ARCHITECTURE.md - This file.
CHANGELOG.md - Version history and release notes.
ROADMAP.md - Planned features and milestones.
Core Workflow
-
Import
- User runs
goondex import <url>orpython -m src.importer.cli import <url>. - The system fetches gallery metadata and image URLs.
- Metadata is saved to disk under Galleries/_<model_name>/.
- Images are downloaded using threaded requests.
- User runs
-
Tagging
- On import completion, automatic tagging runs via tag_gallery.py.
- Inferred tags are based on YAML dictionaries and keyword matches.
- Users can adjust tags manually or re-run
goondex refresh-one.
-
Indexing
- After import, index_builder.py rebuilds a global index for CLI listing.
- Index entries include title, models, source, and folder references.
-
Enrichment (optional)
- ThePornDB bridge pulls performer metadata and merges it with local entries.
- Data is stored in a lightweight SQLite database for reusability.
-
Validation
- Tag dictionaries are validated via
goondex validate-tags. - Reports are saved to /src/importer/reports/ for long-term tracking.

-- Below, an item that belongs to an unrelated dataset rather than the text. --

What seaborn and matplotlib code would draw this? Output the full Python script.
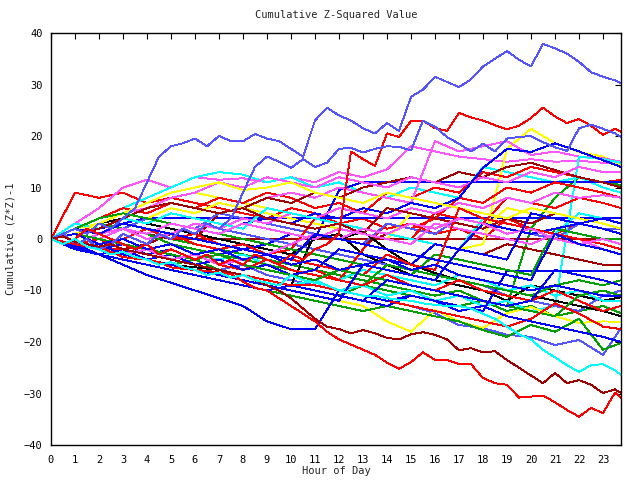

- Tag dictionaries are validated via
Data Structure
Each gallery folder includes:
metadata.json - Core descriptive data and tags.
failed_downloads.json (optional) - Log of skipped or failed images.
inferred_tags - Automatically detected tags stored separately from user edits.
source_url - Original import link for refresh operations.
Metadata fields (core schema):
title
models
categories
tags
image_urls
source_url
views
rating
last_refreshed
CLI Commands (as of v0.3.4)
import - Import new gallery from PornPics.
refresh-all - Refresh tags for all galleries.
refresh-one - Refresh tags for one gallery.
validate-tags - Validate YAML tag dictionaries.
tag-stats - Generate tag frequency report.
list - List all galleries.
list-tags - List tags for one gallery.
add - Add a tag manually.
remove - Remove a tag manually.
add-multi - Add multiple tags at once.
show-metadata - Display metadata.json contents.
source set - Set or bulk-set gallery source.
Planned Evolution
v0.4.x
- Introduce ML dataset builder for hybrid text and image embeddings.
- Implement semantic search with CLIP model integration.
- Support multiple site importers beyond PornPics.
- Add confidence scoring for auto-tagging accuracy.
v0.5.x
- Implement Web UI with search, tag filters, and visual gallery grid.
- Introduce local model inference (GroundingDINO + SAM).
- Build API layer for remote clients.
Design Philosophy
Keep it modular, transparent, and locally maintainable.
Every import should leave a clean, readable data trail.
Avoid hard dependencies — keep Python standard library primary, with only essential external libraries (requests, tqdm, yaml).
All scripts must remain executable from both CLI and within the src context.
Maintain clean commit history and clearly versioned documentation (as done with this file).